Despite the somber backdrop of what looks like a challenging year for the global economy, Asia and the Pacific remains a dynamic region, according to the report’s overview. The IMF highlighted the economic recovery in China and India’s economic growth as the main drivers of the region’s economic vitality. Other emerging economies in the area are also growing steadily, although some slightly less than last year.
The IMF warned of risks from persistent inflation, stating that inflation has eased but remains above targets in most countries. It also said that the spillover effect of the banking crisis in Europe and the United States has been limited so far, but the fragility of the global financial environment remains high. The report urged central banks in Asia, excluding Japan and China, to keep monetary policy tight to keep inflation in check, which could remain stubbornly high due to robust domestic demand.
The IMF’s report added that global growth is expected to decelerate as rising interest rates and geopolitical conflicts impact economic activity.
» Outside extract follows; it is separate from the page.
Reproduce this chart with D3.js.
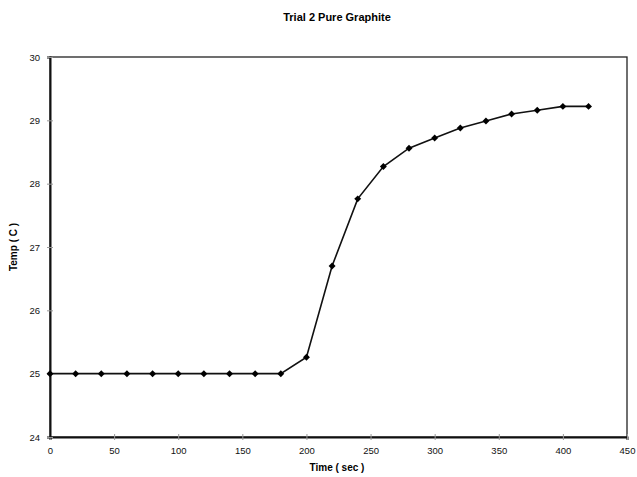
<!DOCTYPE html>
<html><head><meta charset="utf-8">
<script src="https://cdn.jsdelivr.net/npm/d3@7"></script>
<style>body{margin:0;background:#fff;} text{font-family:"Liberation Sans",Arial,sans-serif;}</style>
</head><body>
<svg id="c" width="637" height="477"></svg>
<script>
const times = [0,20,40,60,80,100,120,140,160,180,200,220,240,260,280,300,320,340,360,380,400,420];
const temps = [25,25,25,25,25,25,25,25,25,25,25.26,26.70,27.76,28.27,28.56,28.72,28.88,28.99,29.10,29.16,29.22,29.22];
const xTicks = [0,50,100,150,200,250,300,350,400,450];
const yTicks = [24,25,26,27,28,29,30];
const title = "Trial 2 Pure Graphite";
const xLabel = "Time ( sec )";
const yLabel = "Temp ( C )";

const svg = d3.select("#c");
const L=50, R=627, T=57, B=437;
const x = d3.scaleLinear().domain([0,450]).range([L,R]);
const y = d3.scaleLinear().domain([24,30]).range([B,T]);

svg.append("text").attr("x",337).attr("y",21).attr("text-anchor","middle")
  .attr("font-size",11).attr("font-weight","bold").text(title);

svg.append("rect").attr("x",L).attr("y",T).attr("width",R-L).attr("height",B-T)
  .attr("fill","none").attr("stroke","#222").attr("stroke-width",1.3);

const xa = svg.append("g").attr("transform",`translate(0,${B})`)
  .call(d3.axisBottom(x).tickValues(xTicks).tickFormat(d3.format("d")).tickSize(3).tickPadding(7));
const ya = svg.append("g").attr("transform",`translate(${L},0)`)
  .call(d3.axisLeft(y).tickValues(yTicks).tickFormat(d3.format("d")).tickSize(3).tickPadding(7));
[xa,ya].forEach(a=>{
  a.select(".domain").attr("stroke","#111").attr("stroke-width",2);
  a.selectAll(".tick line").attr("stroke","#999");
  a.selectAll("text").attr("font-size",9.5).attr("fill","#111").attr("font-family","Liberation Sans, Arial, sans-serif");
});
xa.selectAll(".tick line").attr("y1",-3);
ya.selectAll(".tick line").attr("x1",3);

svg.append("text").attr("x",337).attr("y",471).attr("text-anchor","middle")
  .attr("font-size",10).attr("font-weight","bold").text(xLabel);
svg.append("text").attr("transform","translate(17,247) rotate(-90)").attr("text-anchor","middle")
  .attr("font-size",10).attr("font-weight","bold").text(yLabel);

const data = times.map((t,i)=>({t, v:temps[i]}));
svg.append("path").datum(data)
  .attr("d", d3.line().x(d=>x(d.t)).y(d=>y(d.v)))
  .attr("fill","none").attr("stroke","#111").attr("stroke-width",1.6);
const diamond = {draw(ctx, size){ const r=Math.sqrt(size/2); ctx.moveTo(0,-r); ctx.lineTo(r,0); ctx.lineTo(0,r); ctx.lineTo(-r,0); ctx.closePath(); }};
svg.selectAll(".pt").data(data).enter().append("path")
  .attr("class","pt")
  .attr("transform",d=>`translate(${x(d.t)},${y(d.v)})`)
  .attr("d", d3.symbol().type(diamond).size(24))
  .attr("fill","#000");
</script>
</body></html>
Banking strains in the US and Europe have also added greater uncertainty to the economic landscape. Nonetheless, the Asia-Pacific region remains a bright spot in terms of economic growth, with China’s reopening providing fresh momentum.
Overall, the IMF’s report signals that the Asia-Pacific region’s economy is in a good position to drive global growth this year. However, persistent inflation and banking strains in other parts of the world remain potential risks that could impact the region’s economic vitality in the future.